鉄瓶
鉄瓶(てつびん)は、日本の茶の湯釜から派生した鉄製の湯沸かしの器具[1]。
歴史
[編集]湯沸かしに取っ手と注ぎ口が付いた道具は薬用用途のものが13世紀には存在したが、「鉄瓶」と名付けられて茶の湯に使用されるようになったのは江戸後期とされている[1]。
茶の湯
[編集]鉄瓶は茶の湯釜から派生して誕生した器具といわれており、江戸後期の天保期(1830-1844年)頃のことである[1]。「鉄瓶」の文献の初出は1816年(文化13年)の稲垣休叟著『茶道筌蹄』であるとされている[1]。
民具としての歴史
[編集]茶道具として考案された鉄瓶は次第に民具としても普及し、江戸中期から明治初期の草双紙の挿絵にも描かれている[1]。日常生活では台所で大量の湯を沸かすときは釜、居室で茶を入れる程度の湯を沸かすときは鉄瓶が用いられるようになった[1]。
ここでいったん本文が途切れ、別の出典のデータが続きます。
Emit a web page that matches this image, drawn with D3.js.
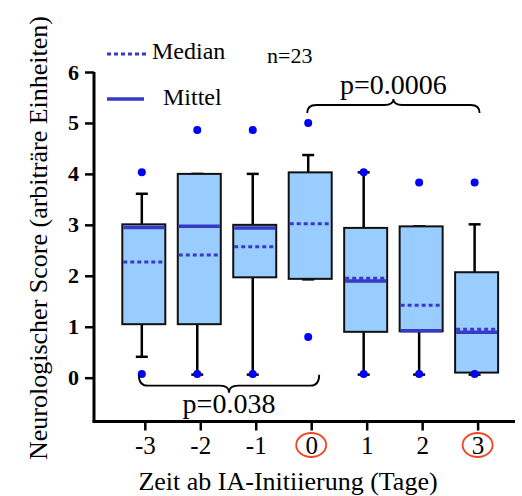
<!DOCTYPE html>
<html>
<head>
<meta charset="utf-8">
<script src="https://cdn.jsdelivr.net/npm/d3@7"></script>
<style>
  body { margin: 0; background: #fff; }
  text { font-family: "Liberation Serif", "Times New Roman", serif; }
</style>
</head>
<body>
<svg id="chart" width="522" height="496"></svg>
<script>
// data
var days = [-3, -2, -1, 0, 1, 2, 3];
var q1 = [1.05, 1.05, 1.97, 1.94, 0.90, 0.91, 0.10];
var q3 = [3.01, 4.00, 3.00, 4.03, 2.94, 2.97, 2.07];
var medians = [2.27, 2.41, 2.57, 3.02, 1.95, 1.42, 0.95];
var means = [2.95, 2.97, 2.94, null, 1.90, 0.92, 0.89];
var whiskerLow = [0.41, 0.06, 0.06, 1.93, 0.06, 0.06, 0.06];
var whiskerHigh = [3.61, 4.00, 4.00, 4.37, 4.03, 2.97, 3.01];
var outliers = [[4.03, 0.07], [4.86, 0.07], [4.86, 0.07], [5.00, 0.80], [4.03, 0.07], [3.83, 0.07], [3.83, 0.07]];
var yTicks = [0, 1, 2, 3, 4, 5, 6];
var circled = [0, 3];
var comparisons = [{from: -3, to: 0, label: "p=0.038"}, {from: 0, to: 3, label: "p=0.0006"}];

var svg = d3.select("#chart");

var x = d3.scaleLinear().domain([-3.916, 3.674]).range([94, 515]);
var y = d3.scaleLinear().domain([-0.86, 6]).range([421.5, 72]);

var boxColor = "#99ccff";
var lineColor = "#3939c6";
var dotColor = "#0000ff";

// axes
var yAxis = svg.append("g")
    .attr("transform", "translate(94,0)")
    .call(d3.axisLeft(y).tickValues(yTicks).tickFormat(function(d) { return String(d); })
        .tickSize(9).tickSizeOuter(0).tickPadding(6));
yAxis.attr("font-family", "Liberation Serif");
yAxis.select(".domain").attr("stroke-width", 3).attr("d", "M0," + y(6) + "V" + y(-0.86));
yAxis.selectAll(".tick line").attr("stroke-width", 2.5);
yAxis.selectAll(".tick text")
    .style("font-family", "Liberation Serif")
    .style("font-size", "22px").style("font-weight", "700");

var xAxis = svg.append("g")
    .attr("transform", "translate(0," + y(-0.86) + ")")
    .call(d3.axisBottom(x).tickValues(days).tickFormat(function(d) { return String(d); })
        .tickSize(9).tickSizeOuter(0).tickPadding(6));
xAxis.attr("font-family", "Liberation Serif");
xAxis.select(".domain").attr("stroke-width", 3).attr("d", "M92.5,0H515");
xAxis.selectAll(".tick line").attr("stroke-width", 2.5);
xAxis.selectAll(".tick text")
    .style("font-family", "Liberation Serif")
    .style("font-size", "25px");

// red rings round the tick labels
svg.selectAll(".ring")
    .data(circled)
    .enter().append("ellipse")
    .attr("class", "ring")
    .attr("cx", function(d) { return x(d); })
    .attr("cy", 445)
    .attr("rx", 15)
    .attr("ry", 12)
    .attr("fill", "none")
    .attr("stroke", "#f5431f")
    .attr("stroke-width", 1.8);

var boxW = 43;

// boxes
days.forEach(function(d, i) {
    var cx = x(d) - 1;
    var wx = x(d) - 3;

    // whiskers
    [[q3[i], whiskerHigh[i]], [q1[i], whiskerLow[i]]].forEach(function(w) {
        svg.append("line")
            .attr("x1", wx).attr("x2", wx)
            .attr("y1", y(w[0])).attr("y2", y(w[1]))
            .attr("stroke", "#000").attr("stroke-width", 2.5);
        svg.append("line")
            .attr("x1", wx - 6).attr("x2", wx + 6)
            .attr("y1", y(w[1])).attr("y2", y(w[1]))
            .attr("stroke", "#000").attr("stroke-width", 2.5);
    });

    svg.append("rect")
        .attr("x", cx - boxW / 2)
        .attr("y", y(q3[i]))
        .attr("width", boxW)
        .attr("height", y(q1[i]) - y(q3[i]))
        .attr("fill", boxColor)
        .attr("stroke", "#111")
        .attr("stroke-width", 2);

    if (means[i] != null) {
        svg.append("line")
            .attr("x1", cx - boxW / 2 + 1).attr("x2", cx + boxW / 2 - 1)
            .attr("y1", y(means[i])).attr("y2", y(means[i]))
            .attr("stroke", lineColor).attr("stroke-width", 3.5);
    }

    svg.append("line")
        .attr("x1", cx - boxW / 2 + 1).attr("x2", cx + boxW / 2 - 1)
        .attr("y1", y(medians[i])).attr("y2", y(medians[i]))
        .attr("stroke", lineColor).attr("stroke-width", 3)
        .attr("stroke-dasharray", "4,3");

    svg.selectAll(null)
        .data(outliers[i])
        .enter().append("circle")
        .attr("cx", wx)
        .attr("cy", function(v) { return y(v); })
        .attr("r", 4)
        .attr("fill", dotColor);
});

// braces for the comparisons
function brace(x1, x2, yEnd, yLine, yTip) {
    var xm = (x1 + x2) / 2, r = 9;
    return "M" + x1 + "," + yEnd +
        "Q" + x1 + "," + yLine + " " + (x1 + r) + "," + yLine +
        "L" + (xm - r) + "," + yLine +
        "Q" + xm + "," + yLine + " " + xm + "," + yTip +
        "Q" + xm + "," + yLine + " " + (xm + r) + "," + yLine +
        "L" + (x2 - r) + "," + yLine +
        "Q" + x2 + "," + yLine + " " + x2 + "," + yEnd;
}

var low = comparisons[0];
var bx1 = x(low.from) - 6, bx2 = x(low.to) + 8;
svg.append("path")
    .attr("d", brace(bx1, bx2, y(0.06), y(0.06) + 11, y(0.06) + 18))
    .attr("fill", "none").attr("stroke", "#000").attr("stroke-width", 1.8);
svg.append("text")
    .attr("x", (bx1 + bx2) / 2).attr("y", 413)
    .attr("text-anchor", "middle").attr("font-size", 28)
    .text(low.label);

var high = comparisons[1];
var tx1 = x(high.from) - 4, tx2 = x(high.to) + 2;
svg.append("path")
    .attr("d", brace(tx1, tx2, 113, 105, 99))
    .attr("fill", "none").attr("stroke", "#000").attr("stroke-width", 1.8);
svg.append("text")
    .attr("x", (tx1 + tx2) / 2).attr("y", 94)
    .attr("text-anchor", "middle").attr("font-size", 28)
    .text(high.label);

// legend
svg.append("line")
    .attr("x1", 107).attr("x2", 148).attr("y1", 54).attr("y2", 54)
    .attr("stroke", lineColor).attr("stroke-width", 3).attr("stroke-dasharray", "4,3");
svg.append("text").attr("x", 152).attr("y", 59).attr("font-size", 24).text("Median");
svg.append("line")
    .attr("x1", 107).attr("x2", 144).attr("y1", 99).attr("y2", 99)
    .attr("stroke", lineColor).attr("stroke-width", 3.5);
svg.append("text").attr("x", 163).attr("y", 105).attr("font-size", 24).text("Mittel");

svg.append("text").attr("x", 267).attr("y", 63).attr("font-size", 22).text("n=23");

// axis titles
svg.append("text")
    .attr("x", 288).attr("y", 490)
    .attr("text-anchor", "middle").attr("font-size", 26)
    .text("Zeit ab IA-Initiierung (Tage)");
svg.append("text")
    .attr("transform", "translate(47,238) rotate(-90)")
    .attr("text-anchor", "middle").attr("font-size", 26)
    .text("Neurologischer Score (arbiträre Einheiten)");
</script>
</body>
</html>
第二次世界大戦後、高岡市などではアルミニウムを原料とする鍋、釜、火鉢などの製造が盛んになり、やかんも製造されるようになった[1]。これらの製造で「釜鍋景気」と呼ばれる時期が数年間続いたが、この時期から鉄瓶はアルマイト製のやかんに代替されることとなった[1]。
なお、上海の茶館などでは日本製の鉄瓶が販売されているが、喫茶提供には主にやかんが使用されている[1]。
南部鉄瓶
[編集]南部鉄瓶は茶の湯釜や花瓶などとともに南部鉄器として知られ、岩手県の特産品の一つである[2]。北上川流域では東大寺の大仏鋳造を機に金山開発が進められ、これに伴って鉄鉱資源も多く見出され鋳物産地が存在していた[2]。南部藩では8代藩主南部利雄の頃に3代小泉仁左工門が茶の湯釜の寸法を縮めつつ注ぎ口と鉉(つる)を調和よくつけたものを製作し、これが少しずつ改良されて鉄瓶が誕生したと言われている[2]。当時、茶の湯釜に注ぎ口と鉉(つる)を付けたものは鉄薬鑵(てつやかん)と称されており、その後「薬鑵釜」や「手取り釜」と称され、さらに「鉄瓶」と名付けられるようになった[2]。